Sur les plateaux, la nouvelle conseillère d’Etat, Cesla Amarelle, 43 ans, reste la plus demandée. Elle enchaîne les interviews, jusqu’à ce que le chancelier Vincent Grandjean vienne la chercher. Il est l’heure de la traditionnelle photo officielle du gouvernement vaudois, qui sera réalisée sur le toit du bâtiment. «C’est vraiment à ce moment que j’ai réalisé que j’étais élue», confiera plus tard la socialiste. Après encore un dernier débat en direct à la radio romande, elle pourra enfin rejoindre les siens au café-restaurant du Bleu Lézard pour fêter ce succès. Il y a sa famille, ses amis, mais aussi de nombreuses figures de la gauche vaudoise. C’est l’ambiance des grands soirs. Chaque discours est ponctué de longs applaudissements. «Ce soir, je tiens ma revanche», glisse l’écologiste Luc Recordon à Cesla Amarelle, faisant référence à sa non-réélection au Conseil des Etats. Dans le coin de la salle, discrète, Yvette Jaggi immortalise les scènes de joie à l’aide de son téléphone portable. A 76 ans, l’ancienne syndique de Lausanne et éternelle militante est allée tracter tous les jours dans les quartiers de sa ville.
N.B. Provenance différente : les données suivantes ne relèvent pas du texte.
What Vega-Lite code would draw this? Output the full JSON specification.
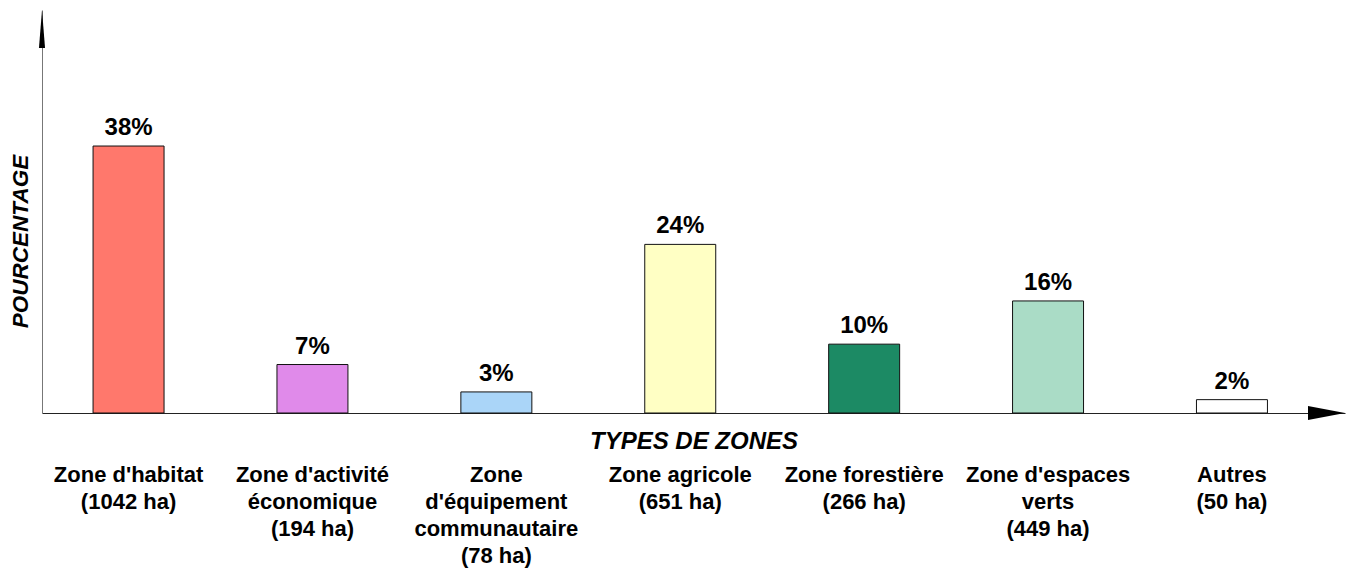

Carrière entre parenthèses

La nuit sera courte pour Cesla Amarelle. Le lendemain matin, elle s’offre une pause dans un café de la place Pestalozzi, à Yverdon, avant de filer en train à Neuchâtel. A 11 h 30, cette professeure d’université doit donner un cours de droit constitutionnel. Une carrière académique qu’elle devra mettre entre parenthèses. Cette élection, c’est pour cette mère de deux filles, née en Uruguay, l’aboutissement d’une candidature préparée de longue date et de huit mois et vingt jours – elle a tenu un décompte précis – d’une campagne harassante. Très tendue durant les dernières semaines, la nouvelle conseillère d’Etat se dit aujourd’hui sereine. Fatiguée, mais sereine.